Bad corporate mandates trap users in a bad situation:
Not all corporate mandates are bad. Homogenity and standards within a company can save money and create a healthy environment for good user support, reuse of code, and less training and re-training. BUT you have to pick the right product based on the business and user needs. AOL obviously didn't do that:

"management got months of complaints from both senior and junior executives in the divisions involved, who said the e-mail system, initially designed for consumers, wasn’t appropriate for business use. Among the problems cited: The e-mail software frequently crashed, staffers weren’t able to send messages with large attachments, they were often kicked offline without warning, and if they tried to send messages to large groups of users they were labeled as spammers and locked out of the system.
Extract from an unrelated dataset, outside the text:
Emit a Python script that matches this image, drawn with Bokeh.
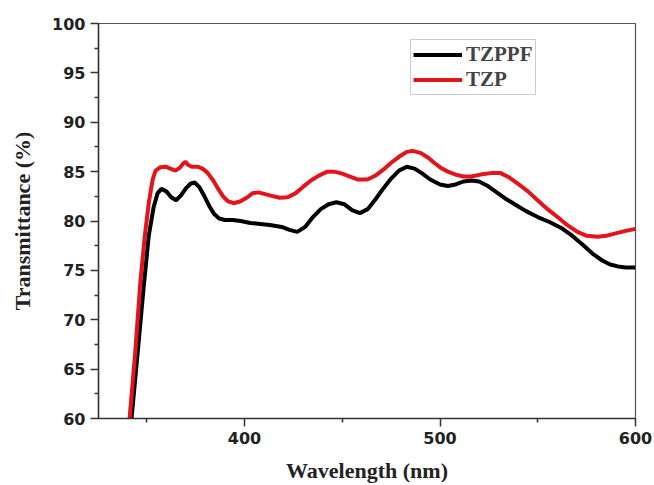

Sometimes, e-mails were just plain lost in the AOL etherworld and never found. And if there was an out-of-office reply function, most people couldn’t find it."

AOL was clearly focused on cutting software licensing costs by using their own product. In doing so they also figured they'd quit helping out their competitors like Microsoft by not buying their software. While they were at it they should've just switched all their business users over to AOL dial-up accounts using a 56K modem. Of course, with no better, more usable option, AOL employees searched for ways around the horrible product that some myopic decision makers cursed them with:

"The e-mail problems have led many staffers to resume pre-Internet habits. Employees say they are faxing and using Federal Express more than before. They also are picking up the phone or wandering down the corridors in search of human contact. “If all goes well, we’ll never have to use e-mail and we’ll have to start talking to each other again,” says one magazine writer."

Businesses that allow decisions to be driven solely by false cost savings at the expense of business productivity and user needs will only drive costs up. One can only guess what this has cost AOL. Think about that in terms of real dollars, personal careers, inside political implications, employee turnover, and end user pain. Now instead of moving to one good unified solution, they'll have multiple products in use. One bad corporate mandate can spoil the appetite for any future mandates and the possibility of any corporate standard.

While it may be a good idea to eat your own dog food sometimes, you shouldn't make your business and thousands of employees suffer when your product won't work for them. If you represent a large herd of cows, making them eat your dog food is just plain stupid. If your product's target market is dogs, then just make it the best dog food you can. If AOL wanted to compete with Microsoft Outlook for the corporate email market, then they should have improved their product to compete in that space. Once they had a competitive product, then and only then should they have considered deploying it across their whole company.